In his opinion, New York Rifle & Pistol Association v. City of New York is just such a case. Last week, the plaintiffs filed a brief in support of their petition for writ of certiorari. The complaint involves the City of New York’s law that prevents gun owners from transporting licensed, locked and unloaded firearms outside the city under any circumstances. They can only use their guns within the five boroughs.
…(T)he City defends its extreme and novel ban on the theory that the ban makes it easier to enforce other laws that already specifically prohibit practices with which the City is really concerned. That kind of prophylaxis-on-prophylaxis is the antithesis of the meaningful tailoring required by heightened scrutiny. And it highlights that the ban is a prototypical example of a law that could survive when the collective rights view of the Second Amendment held sway but is a complete anachronism in light of Heller and McDonald. The City’s ban cannot be reconciled with a Second Amendment that protects individual rights or with any meaningful level of constitutional scrutiny. The fact that the Second Circuit upheld it while purporting to apply heightened scrutiny is thus reason enough for this Court’s review. …
New York City’s ban on transporting licensed, locked up, and unloaded handguns to any place outside the City—including a second home where petitioners would exercise their core right to possess them for self-defense, or a shooting range at which petitioners would hone their ability to exercise that right—is an extreme and irrational outlier that does not even make sense on its own terms.
Setting aside that there is absolutely no evidence that transporting an unloaded firearm, locked in a container separate from its ammunition, presents a material public safety risk, the City’s ban is not even rationally designed to reduce the incidence of such transport, as it actually forces New Yorkers to spend more time transporting their firearms through the streets of New York, rather than to more conveniently located shooting ranges just across city or state lines. And the prohibition on transporting a firearm to a second home has the bizarre result of keeping more handguns in the City, including in vacant within-city-limits residences.
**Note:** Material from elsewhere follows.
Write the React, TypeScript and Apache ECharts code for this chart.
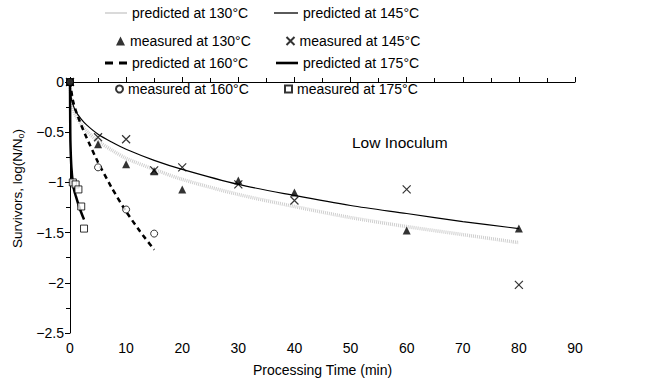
import React, { useEffect, useRef } from "react";
import * as echarts from "echarts";

const FONT = "'Liberation Sans', Arial, sans-serif";

// predicted curves [time, log(N/No)]
const pred130: number[][] = [[0, 0], [0.25, -0.2], [0.5, -0.26], [1, -0.33], [2, -0.42], [3, -0.49], [5, -0.59], [7.5, -0.68], [10, -0.76], [15, -0.87], [20, -0.97], [30, -1.12], [40, -1.24], [50, -1.35], [60, -1.44], [70, -1.52], [80, -1.6]];
const pred145: number[][] = [[0, 0], [0.25, -0.17], [0.5, -0.22], [1, -0.29], [2, -0.37], [3, -0.43], [5, -0.52], [7.5, -0.6], [10, -0.67], [15, -0.78], [20, -0.87], [30, -1.02], [40, -1.13], [50, -1.23], [60, -1.31], [70, -1.39], [80, -1.46]];
const pred160: number[][] = [[0, 0], [0.5, -0.18], [1, -0.28], [2, -0.43], [3, -0.56], [5, -0.8], [7.5, -1.06], [10, -1.29], [12.5, -1.49], [15, -1.67]];
const pred175: number[][] = [[0, 0], [0.05, -0.5], [0.1, -0.65], [0.25, -0.85], [0.5, -1.0], [0.75, -1.08], [1, -1.13], [1.5, -1.22], [2, -1.3], [2.5, -1.37]];

// measured points
const meas130: number[][] = [[0, 0], [5, -0.62], [10, -0.82], [15, -0.89], [20, -1.07], [30, -0.98], [40, -1.1], [60, -1.48], [80, -1.46]];
const meas145: number[][] = [[0, 0], [5, -0.55], [10, -0.57], [15, -0.88], [20, -0.85], [30, -1.02], [40, -1.18], [60, -1.07], [80, -2.02]];
const meas160: number[][] = [[0, 0], [5, -0.85], [10, -1.27], [15, -1.51]];
const meas175: number[][] = [[0, 0], [0.5, -1.0], [1, -1.02], [1.5, -1.07], [2, -1.24], [2.5, -1.46]];

const xTicks = { min: 0, max: 90, interval: 10 };
const yTicks = { min: -2.5, max: 0, interval: 0.5 };

const CROSS = "path://M0,0L10,10M10,0L0,10";
const DASH_ICON = "path://M0,0h8v3h-8zM14,0h8v3h-8z";

export default function App() {
  const ref = useRef<HTMLDivElement>(null);
  useEffect(() => {
    const chart = echarts.init(ref.current!, undefined, { renderer: "svg" });
    const txt = { color: "#000", fontSize: 14, fontFamily: FONT };
    const leg = (name: string, left: number, cy: number, w: number, h: number, icon?: string, color?: string) => ({
      show: true,
      data: [icon ? (color ? { name, icon, itemStyle: { color } } : { name, icon }) : name],
      left,
      top: cy - 8,
      itemWidth: w,
      itemHeight: h,
      itemGap: 0,
      padding: 0,
      selectedMode: false,
      textStyle: { ...txt, padding: [0, 0, 0, 0] },
    });
    chart.setOption({
      animation: false,
      backgroundColor: "#fff",
      textStyle: { fontFamily: FONT },
      grid: { left: 70, right: 85, top: 82, bottom: 58, containLabel: false },
      legend: [
        leg("predicted at 130°C", 105, 14, 22, 2, "rect", "#dadada"),
        leg("predicted at 145°C", 274, 14, 24, 1.3, "rect"),
        leg("measured at 130°C", 116, 42, 9, 9),
        leg("measured at 145°C", 284, 42, 8, 8),
        leg("predicted at 160°C", 105, 64, 22, 3, DASH_ICON),
        leg("predicted at 175°C", 276, 64, 22, 2.6, "rect"),
        leg("measured at 160°C", 115, 90, 7, 7),
        leg("measured at 175°C", 284, 90, 7, 7),
      ],
      graphic: [
        {
          type: "text",
          left: 352,
          top: 134,
          style: { text: "Low Inoculum", fill: "#000", fontSize: 15.5, fontFamily: FONT },
        },
      ],
      xAxis: {
        type: "value",
        ...xTicks,
        name: "Processing Time (min)",
        nameLocation: "middle",
        nameGap: 30,
        nameTextStyle: txt,
        axisLine: { lineStyle: { color: "#000", width: 1 } },
        axisTick: { inside: true, length: 5, lineStyle: { color: "#000" } },
        minorTick: { show: true, splitNumber: 2, length: 4, lineStyle: { color: "#000" } },
        splitLine: { show: false },
        axisLabel: { ...txt, margin: 8 },
      },
      yAxis: {
        type: "value",
        ...yTicks,
        name: "{a|Survivors, log(N/N}{s|o}{a|)}",
        nameLocation: "middle",
        nameGap: 45,
        nameTextStyle: {
          ...txt,
          padding: [0, 0, 0, 38],
          rich: {
            a: { fontSize: 13.5, fontFamily: FONT, color: "#000" },
            s: { fontSize: 9, fontFamily: FONT, color: "#000", padding: [7, 0, 0, 0] },
          },
        },
        axisLine: { onZero: false, lineStyle: { color: "#000", width: 1 } },
        axisTick: { inside: false, length: 5, lineStyle: { color: "#000" } },
        minorTick: { show: true, splitNumber: 2, length: 4, lineStyle: { color: "#000" } },
        splitLine: { show: false },
        axisLabel: {
          ...txt,
          margin: 6,
          formatter: (v: number) => String(v).replace("-", "\u2212"),
        },
      },
      series: [
        {
          name: "predicted at 130°C",
          type: "line",
          data: pred130,
          symbol: "none",
          smooth: 0.3,
          lineStyle: { color: "#cfcfcf", width: 3.5, type: [1, 1] },
          itemStyle: { color: "#cfcfcf" },
          z: 1,
        },
        {
          name: "predicted at 145°C",
          type: "line",
          data: pred145,
          symbol: "none",
          smooth: 0.3,
          lineStyle: { color: "#000", width: 1.2 },
          itemStyle: { color: "#000" },
          z: 2,
        },
        {
          name: "predicted at 160°C",
          type: "line",
          data: pred160,
          symbol: "none",
          smooth: 0.2,
          lineStyle: { color: "#000", width: 2.5, type: [5, 4] },
          itemStyle: { color: "#000" },
          z: 2,
        },
        {
          name: "predicted at 175°C",
          type: "line",
          data: pred175,
          symbol: "none",
          smooth: 0.3,
          lineStyle: { color: "#000", width: 2.5 },
          itemStyle: { color: "#000" },
          z: 2,
        },
        {
          name: "measured at 130°C",
          type: "scatter",
          data: meas130,
          symbol: "triangle",
          symbolSize: 8,
          itemStyle: { color: "#000" },
          z: 3,
        },
        {
          name: "measured at 145°C",
          type: "scatter",
          data: meas145,
          symbol: CROSS,
          symbolSize: 8,
          itemStyle: { color: "none", borderColor: "#000", borderWidth: 1.2 },
          z: 3,
        },
        {
          name: "measured at 160°C",
          type: "scatter",
          data: meas160,
          symbol: "circle",
          symbolSize: 7,
          itemStyle: { color: "#fff", borderColor: "#000", borderWidth: 1 },
          z: 3,
        },
        {
          name: "measured at 175°C",
          type: "scatter",
          data: meas175.map((p, i) => (i === 0 ? { value: p, itemStyle: { color: "#000" } } : p)),
          symbol: "rect",
          symbolSize: 7,
          itemStyle: { color: "#fff", borderColor: "#000", borderWidth: 1 },
          z: 4,
        },
      ],
    });
    return () => chart.dispose();
  }, []);
  return <div ref={ref} style={{ width: 660, height: 391, position: "absolute", left: 0, top: 0 }} />;
}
That’s right. NYC’s gun owners can only use shooting ranges located within city limits. If they own a home on Long Island or in Westchester County, they can’t take their guns with them to use on a weekend trip.
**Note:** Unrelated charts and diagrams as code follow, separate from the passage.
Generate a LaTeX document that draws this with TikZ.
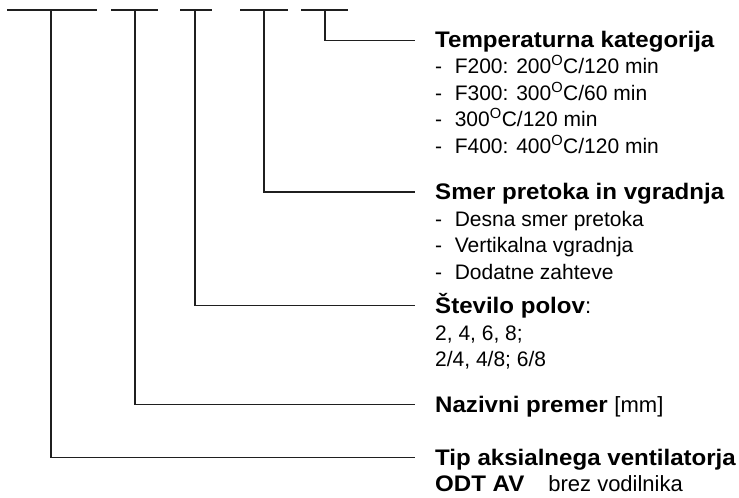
\documentclass[tikz,border=0pt]{standalone}
\usepackage{fontspec}
\setmainfont{Liberation Sans}[BoldFeatures={FakeStretch=1.07}]
\begin{document}
\begin{tikzpicture}[x=1pt,y=-1pt,
  lead/.style={draw=black!88, line width=1.6pt},
  head/.style={anchor=base west, inner sep=0pt, font=\fontsize{22.5}{26}\selectfont\bfseries},
  item/.style={anchor=base west, inner sep=0pt, font=\fontsize{21}{26}\selectfont}]
\useasboundingbox (0,0) rectangle (739,498);

% code-position bars along the top
\coordinate (b1l) at (7,10);   \coordinate (b1r) at (97,10);  \coordinate (s1) at (51,10);
\coordinate (b2l) at (111,10); \coordinate (b2r) at (158,10); \coordinate (s2) at (135,10);
\coordinate (b3l) at (180,10); \coordinate (b3r) at (212,10); \coordinate (s3) at (195,10);
\coordinate (b4l) at (240,10); \coordinate (b4r) at (288,10); \coordinate (s4) at (264,10);
\coordinate (b5l) at (301,10); \coordinate (b5r) at (348,10); \coordinate (s5) at (325,10);

% leader ends next to the labels
\coordinate (e5) at (415,40.5);
\coordinate (e4) at (415,192);
\coordinate (e3) at (415,305.5);
\coordinate (e2) at (415,404.5);
\coordinate (e1) at (415,457.5);

\foreach \i in {1,...,5}{
  \draw[lead] (b\i l) -- (b\i r);
  \draw[lead] (s\i) |- (e\i);
}

% temperature category
\node[head] (temp) at (435,47) {Temperaturna kategorija};
\node[item] (t1) at (435,73.5) {-\hspace{0.6em}F200: 200\textsuperscript{O}C/120 min};
\node[item] (t2) at (435,100) {-\hspace{0.6em}F300: 300\textsuperscript{O}C/60 min};
\node[item] (t3) at (435,126.5) {-\hspace{0.6em}300\textsuperscript{O}C/120 min};
\node[item] (t4) at (435,153) {-\hspace{0.6em}F400: 400\textsuperscript{O}C/120 min};

% flow direction and mounting
\node[head] (smer) at (435,199.5) {Smer pretoka in vgradnja};
\node[item] (m1) at (435,226) {-\hspace{0.6em}Desna smer pretoka};
\node[item] (m2) at (435,252.5) {-\hspace{0.6em}Vertikalna vgradnja};
\node[item] (m3) at (435,279) {-\hspace{0.6em}Dodatne zahteve};

% number of poles
\node[head] (pol) at (435,313) {Število polov\mdseries\fontsize{22}{26}\selectfont:};
\node[item] (p1) at (435,340) {2, 4, 6, 8;};
\node[item] (p2) at (435,366.5) {2/4, 4/8; 6/8};

% nominal diameter
\node[head] (dn) at (435,412.5) {Nazivni premer \mdseries\fontsize{22}{26}\selectfont[mm]};

% fan type
\node[head] (tip) at (435,465.5) {Tip aksialnega ventilatorja};
\node[head] (odt) at (435,491) {ODT AV\hspace{24pt}\mdseries\fontsize{22}{26}\selectfont brez vodilnika};
\end{tikzpicture}
\end{document}
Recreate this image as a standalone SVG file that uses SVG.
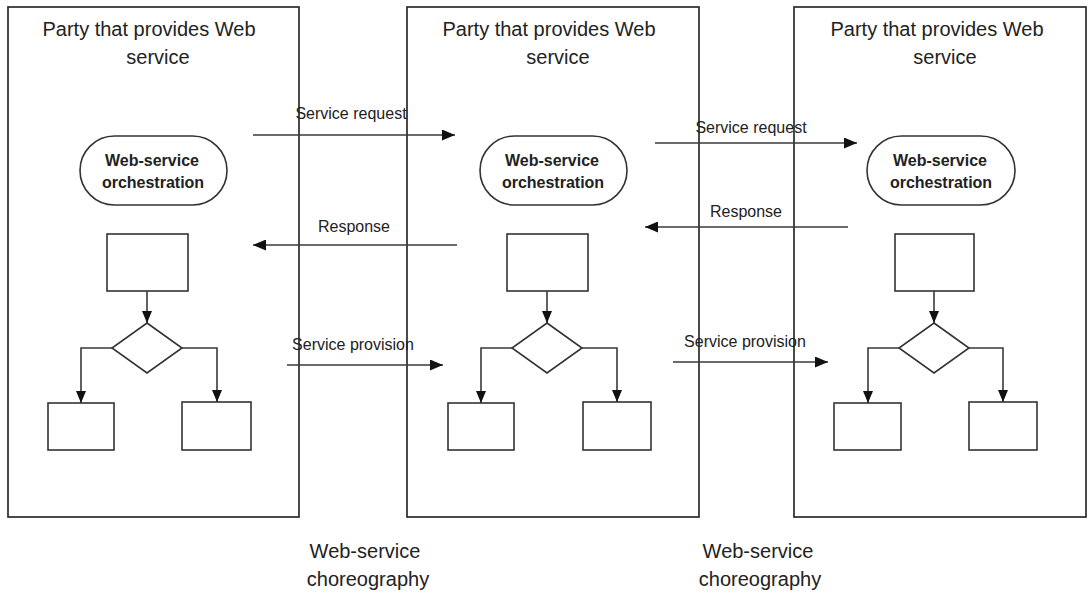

As to the prohibition on transporting an unloaded and locked-up firearm to a second home, the City literally does not offer any public safety rationale at all. Instead, it merely attempts to minimize the public safety risks caused by the ban’s requirement that New Yorkers leave their handguns in vacant homes. The City hypothesizes that those affected by the ban are sufficiently law-abiding that the handguns will be completely inaccessible to decidedly less law-abiding burglars. BIO.22.
But even assuming the City is not underestimating its burglars, its confidence in the law-abiding nature of its licensees fatally undermines its administrability defense. If the City can trust handgun owners to exercise such care with their handguns at home, then surely it can trust them to responsibly transport them to shooting ranges and second homes.
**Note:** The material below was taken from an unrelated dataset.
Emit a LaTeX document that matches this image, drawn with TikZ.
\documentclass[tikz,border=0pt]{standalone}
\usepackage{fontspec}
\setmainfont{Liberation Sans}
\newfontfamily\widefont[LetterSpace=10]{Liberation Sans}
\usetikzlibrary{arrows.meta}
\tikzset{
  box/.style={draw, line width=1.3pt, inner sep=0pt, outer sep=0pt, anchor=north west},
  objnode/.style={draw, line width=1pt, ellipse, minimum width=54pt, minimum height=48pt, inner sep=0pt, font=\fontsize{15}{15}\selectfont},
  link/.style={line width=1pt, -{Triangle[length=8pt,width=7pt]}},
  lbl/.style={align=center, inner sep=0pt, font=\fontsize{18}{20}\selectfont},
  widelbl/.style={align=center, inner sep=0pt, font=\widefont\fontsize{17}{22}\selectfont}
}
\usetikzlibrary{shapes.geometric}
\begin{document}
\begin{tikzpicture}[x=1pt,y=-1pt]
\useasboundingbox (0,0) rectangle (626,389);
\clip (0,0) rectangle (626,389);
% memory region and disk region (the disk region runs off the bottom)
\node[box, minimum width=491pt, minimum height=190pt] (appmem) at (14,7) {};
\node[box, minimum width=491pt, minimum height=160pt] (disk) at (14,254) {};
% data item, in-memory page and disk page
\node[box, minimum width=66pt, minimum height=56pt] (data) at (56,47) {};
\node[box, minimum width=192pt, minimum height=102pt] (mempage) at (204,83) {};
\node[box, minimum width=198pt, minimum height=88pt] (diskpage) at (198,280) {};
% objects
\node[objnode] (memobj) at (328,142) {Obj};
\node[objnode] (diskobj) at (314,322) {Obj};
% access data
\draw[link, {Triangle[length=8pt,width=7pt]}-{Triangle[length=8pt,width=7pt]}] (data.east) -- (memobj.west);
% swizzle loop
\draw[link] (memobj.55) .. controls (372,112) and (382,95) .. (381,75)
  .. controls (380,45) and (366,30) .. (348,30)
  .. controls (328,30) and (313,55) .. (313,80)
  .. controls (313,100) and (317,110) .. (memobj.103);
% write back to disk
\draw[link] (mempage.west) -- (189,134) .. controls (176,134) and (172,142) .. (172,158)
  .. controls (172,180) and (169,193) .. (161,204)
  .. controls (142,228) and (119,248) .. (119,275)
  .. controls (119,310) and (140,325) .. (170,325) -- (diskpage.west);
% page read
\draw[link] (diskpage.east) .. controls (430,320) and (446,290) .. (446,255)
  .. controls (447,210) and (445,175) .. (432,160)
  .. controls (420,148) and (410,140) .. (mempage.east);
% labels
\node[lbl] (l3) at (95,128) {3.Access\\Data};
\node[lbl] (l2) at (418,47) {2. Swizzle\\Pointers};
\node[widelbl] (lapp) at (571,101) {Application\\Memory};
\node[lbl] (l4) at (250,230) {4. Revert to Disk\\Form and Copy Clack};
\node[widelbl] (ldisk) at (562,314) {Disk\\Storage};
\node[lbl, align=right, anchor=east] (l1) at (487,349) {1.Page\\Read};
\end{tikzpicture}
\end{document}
So how are New Yorkers supposed to train and maintain their shooting skills?
The City attempts to minimize the burden its ban imposes by asserting that petitioners could hone their skills by renting a firearm outside the City. BIO.20. As an initial matter, there is no record evidence whatsoever to substantiate this hypothesis. But more to the point, petitioners seek to confirm the operability of, and their ability to safely and effectively use, their handguns, not someone else’s. If any of them is ever forced to defend his or her home, the fact that a different handgun maintained by someone else across the Hudson would be up to the task will be of precious little comfort.
The petitioners’ attorneys clearly aren’t above employing a little snark in their argument.
The City tries to paint its ban as in accord with federal law affirmatively protecting individuals’ rights to transport firearms in interstate commerce if they are unloaded, locked up, and not readily accessible. 18 U.S.C. §926A. According to the City, that law reflects Congress’ judgment that “only individuals with a carry license, not those who hold a premises license,” BIO.21, may be trusted to transport their firearms. But that argument is doubly problematic. Few jurisdictions have an analog to the City’s “premises” license, and most not only allow unlicensed possession in the home but also permit carrying without a license (or issue a license on a shall-issue basis).
Thus, the thrust of the federal law is to “confer upon all law- abiding citizens a right to transport their firearms in a safe manner in interstate commerce.” City of Camden v. Beretta U.S.A. Corp., 81 F. Supp. 2d 541, 549 (D.N.J. 2000) (emphasis added). And even the City acknowledges that those with a “premises” license can permissibly transport their handguns if they are unloaded, locked, and inaccessible while the owner is en route to an in-city range. Nothing in federal law remotely supports the City’s irrational effort to prevent licensees from employing the same safe and federally sanctioned storage conditions en route to nearby ranges or vacation homes.
And finally this:
While this Court’s tendency to clarify constitutional boundaries by reviewing and invalidating outlier statutes that transgress those boundaries is hardly limited to the Second Amendment, there is no context in which this kind of development is more essential. This Court’s effort to develop a coherent Second Amendment to guide lower courts was frustrated by the decades in which the collective-rights view of the amendment held sway.
This Court’s decisions in Heller and McDonald thus reflect the sum total of this Court’s guidance. Yet, as the petition documented, many lower courts have drained Heller and McDonald, and even the very notion of heightened scrutiny, of much of their meaning by upholding laws that regulate and tax firearms as if they were entitled to no constitutional protection. See Pet.22-24. The City dismisses these laws as unrelated to its ban, but courts have upheld such laws by applying the same basic watered-down version of heightened scrutiny that the Second Circuit applied here. Heller and McDonald began the process of developing a meaningful Second Amendment jurisprudence by invalidating outlier statutes, but they cannot be this Court’s last word.
There’s more, including an argument that New York City’s law violates the commerce clause, all in support of the petitioners’ request for Supreme Court review of the case. Again, you can read the entire brief here.
LKB tells us the case is scheduled for a January 4 conference. We should know the following Monday morning (January 7) whether they grant cert, deny the petition or re-list the case for the next conference.